'Gayle King' Raises Bar in Production

Putting radio shows on TV is nothing new, but creating The Gayle King Show for both OWN: The Oprah Winfrey Network and a variety of radio outlets created a number of challenges that generated some unique approaches to the technology of talk-show production.

Last September, ahead of OWN’s Jan. 1 launch, the network hired NEP Broadcasting’s NEP Studio division to build a new studio for King, which was supposed to look like a radio show but have all the visual excitement a TV viewer might expect.
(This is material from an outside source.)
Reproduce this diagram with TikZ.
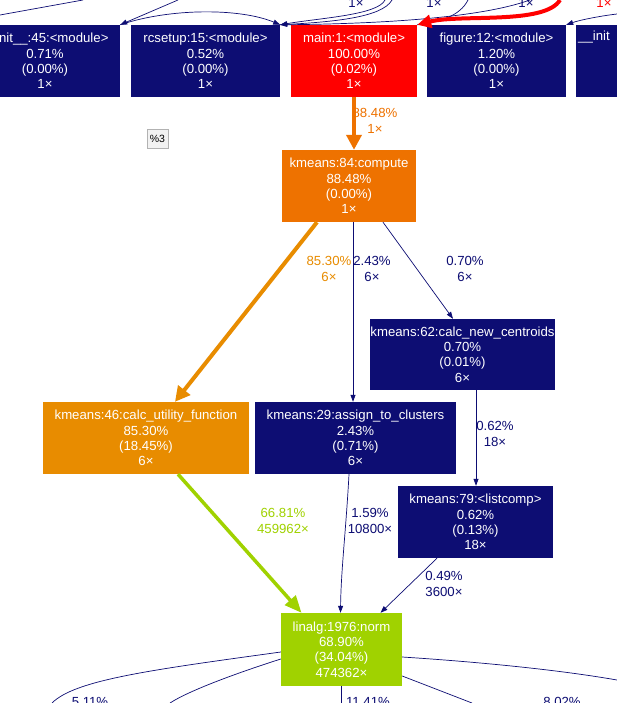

For the production, King would continue to produce her two-hour radio show each morning from the new studio on the west side of Manhattan, with the last hour being aired on OWN, according to Barry Katz, senior VP and general manager of NEP Studios, who oversaw the project.

“Unlike some radio shows that are simply recorded on video for TV, you have a full-blown TV show, with a TV producer and crew in New York going on hand in hand with a radio show that is being produced in Chicago,” says Gray Winslow, facility manager and engineer in charge of the studio. “It is a very unique idea.”

One major challenge with the concept was that King had always been located in New York, but the producer and the control room for her radio show was located in Chicago. That meant there would have to be a flawless communication link between Chicago, where the radio show is produced, and New York, where a completely different crew directs the one-hour TV show for OWN.

“There needs to be a lot of coordination because [the breaks for radio and TV are different and] there are a lot of hard outs we have to hit precisely each day,” Winslow says.

On top of that, the show (which premiered Jan. 10) operates on some very tight deadlines. Each day, eight receivers hooked up to DirecTV signals are recording material on a variety of topics that King discusses while taking live calls from her audience. King and her staff select those clips on the morning of the show, creating a tight schedule for editing.

To keep New York and Chicago in sync, fiber links were set up so King could get cues from her Chicago radio producers and they could see the camera feeds. The HD feed is delivered to OWN by two separate and redundant fiber and satellite feeds.

For graphics, NEP settled on Chryon. “It is really a fantastic system that ties the whole process together and has saved a lot of time in the work flow from producer to the on-air graphics,” Winslow notes.

Other vendors for the studio include four Sony HXC-100 cameras, a Grass Valley Kayak switcher, Yamaha audio console, Final Cut Pro for editing, and Panasonic plasma displays for the set.